Parallel Overview

This document describes how PDEs are solved in parallel.

In general, the mesh is partitioned and each part is assigned to a different MPI process. Each element is owned by exactly one process. During initialization, the mesh constructor on each process figures out which other processes have elements that share a face (edge in 2D) with local elements. It counts how many faces and elements are shared (a single element could have multiple faces on the parallel boundary), and assigns local number to both the elements and the degrees of freedom on the elements. The non-local elements are given numbers greater than numEl, the number of local elements.
The degrees of freedom are re-numbered such that newly assigned dof number plus the dof_offset for the current process equals the global dof number, which is defined by the local dof number assigned by the process that owns the element. As a result, dof numbers for elements that live on processes with lower ranks will be negative.

As part of counting the number of shared faces and elements, 3 arrays are formed: bndries_local, bndries_remote, and shared_interfaces which describe the shared faces from the local side, the remote side, and a unified view of the interface, respectively. This allows treating the shared faces like either a special kind of boundary condition or a proper interface, similar to the interior interfaces.

There are 2 modes of parallel operation, one for explicit time marching and the other for Newton's method.

Explicate Time Marching

In this mode, each process each process sends the solution values at the shared faces to the other processes. Each process then evaluates the residual using the received values and updates the solution.

The function exchangeFaceData is designed to perform the sending and receiving of data. Non-blocking communications are used, and the function does not wait for the communication to finish before returning. The MPI_Requests for the sends and receives are stored in the appropriate fields of the mesh. It is the responsibility of each physics module call exchangeFaceData and to wait for the communication to finish before using the data.

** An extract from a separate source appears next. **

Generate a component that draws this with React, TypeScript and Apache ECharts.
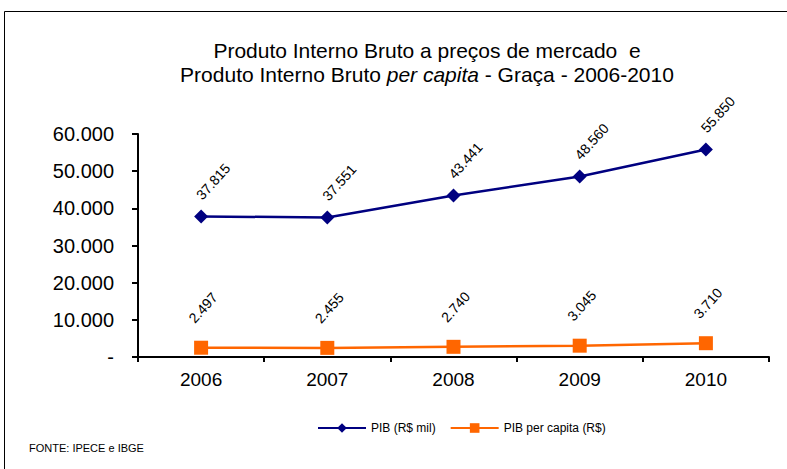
import React, { useEffect, useRef } from "react";
import * as echarts from "echarts";

const years = ["2006", "2007", "2008", "2009", "2010"];
const pibMil = [37815, 37551, 43441, 48560, 55850];
const pibPerCapita = [2497, 2455, 2740, 3045, 3710];
const yTicks = [0, 10000, 20000, 30000, 40000, 50000, 60000];

const fmt = (v: number) =>
  v === 0 ? "-" : String(Math.round(v)).replace(/\B(?=(\d{3})+(?!\d))/g, ".");

const FONT = "Liberation Sans, Arial, sans-serif";

const labelSeries = (values: number[], dx: number, dy: number) => ({
  type: "custom",
  silent: true,
  data: values.map((v, i) => [i, v]),
  renderItem: (_params: any, api: any) => {
    const p = api.coord([api.value(0), api.value(1)]);
    return {
      type: "text",
      x: p[0] + dx,
      y: p[1] + dy,
      rotation: (48 * Math.PI) / 180,
      style: {
        text: fmt(api.value(1)),
        font: `14px ${FONT}`,
        fill: "#000",
        align: "center",
        verticalAlign: "middle",
      },
    };
  },
  z: 5,
});

export default function App() {
  const ref = useRef<HTMLDivElement>(null);
  useEffect(() => {
    if (!ref.current) return;
    const chart = echarts.init(ref.current, undefined, { renderer: "svg" });
    chart.setOption({
      animation: false,
      backgroundColor: "#ffffff",
      textStyle: { fontFamily: FONT, color: "#000" },
      graphic: [
        {
          type: "rect",
          shape: { x: 4.5, y: 11.5, width: 800, height: 500 },
          style: { fill: "none", stroke: "#000", lineWidth: 1 },
          silent: true,
        },
        {
          type: "text",
          left: 29,
          top: 442,
          style: {
            text: "FONTE: IPECE e IBGE",
            font: `11px ${FONT}`,
            fill: "#000",
          },
        },
      ],
      title: {
        text: "Produto Interno Bruto a preços de mercado  e\nProduto Interno Bruto {i|per capita} - Graça - 2006-2010",
        left: 422,
        top: 33,
        textAlign: "center",
        textStyle: {
          fontFamily: FONT,
          fontSize: 21,
          fontWeight: "normal",
          color: "#000",
          lineHeight: 24,
          rich: {
            i: { fontFamily: FONT, fontSize: 21, fontStyle: "italic", color: "#000", lineHeight: 24 },
          },
        },
      },
      legend: {
        left: 312,
        top: 417,
        itemWidth: 48,
        itemHeight: 12,
        itemGap: 14,
        textStyle: { fontFamily: FONT, fontSize: 12, color: "#000" },
        data: ["PIB (R$ mil)", "PIB per capita (R$)"],
      },
      grid: { left: 138, right: 18, top: 134, bottom: 112 },
      xAxis: {
        type: "category",
        data: years,
        boundaryGap: true,
        axisLine: { lineStyle: { color: "#000", width: 2 } },
        axisTick: { show: true, length: 5, lineStyle: { color: "#000", width: 2 } },
        axisLabel: { fontFamily: FONT, fontSize: 19, color: "#000", margin: 13 },
      },
      yAxis: {
        type: "value",
        min: yTicks[0],
        max: yTicks[yTicks.length - 1],
        interval: 10000,
        axisLine: { show: true, lineStyle: { color: "#000", width: 2 } },
        axisTick: { show: true, length: 6, lineStyle: { color: "#000", width: 2 } },
        splitLine: { show: false },
        axisLabel: {
          fontFamily: FONT,
          fontSize: 20,
          color: "#000",
          margin: 24,
          formatter: (v: number) => fmt(v),
        },
      },
      series: [
        {
          name: "PIB (R$ mil)",
          type: "line",
          data: pibMil,
          symbol: "diamond",
          symbolSize: 14,
          lineStyle: { color: "#000080", width: 2.5 },
          itemStyle: { color: "#000080" },
        },
        {
          name: "PIB per capita (R$)",
          type: "line",
          data: pibPerCapita,
          symbol: "rect",
          symbolSize: 14,
          lineStyle: { color: "#FF6600", width: 2.5 },
          itemStyle: { color: "#FF6600" },
        },
        labelSeries(pibMil, 12, -35),
        labelSeries(pibPerCapita, 2, -40),
      ],
    });
    return () => chart.dispose();
  }, []);
  return (
    <div
      ref={ref}
      style={{ position: "fixed", left: 0, top: 0, width: 787, height: 469 }}
    />
  );
}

Because the receives could be completed in any order, it is recommended to use MPI_Waitany to wait for the first receive to complete, do as many computations as possible on the data, and then call MPI_Waitany again for the next receive.

Newtons Method

For Newton's method, each process sends the solution values for all the elements on the shared interface at the beginning of a Jacobian calculation. Each process is then responsible for perturbing the solutions values of both the local and non-local elements. The benefit of this is that parallel communication is required once per Jacobian calculation, rather than once per residual evaluation as with the explicit time marching mode.

The function exchangeElementData copies the data from the shared elements into the send buffer and sends it, and also posts the corresponding receives. It does not wait for the communications to finish before returning.
The function is called by Newton's method after a new solution is calculated, so the physics module does not have to do it, but the physics module does have to wait for the receives to finish before using the data. This is necessary to allow overlap of the communication with computation. As with the explicit time marching mode, use of MPI_Waitany is recommended.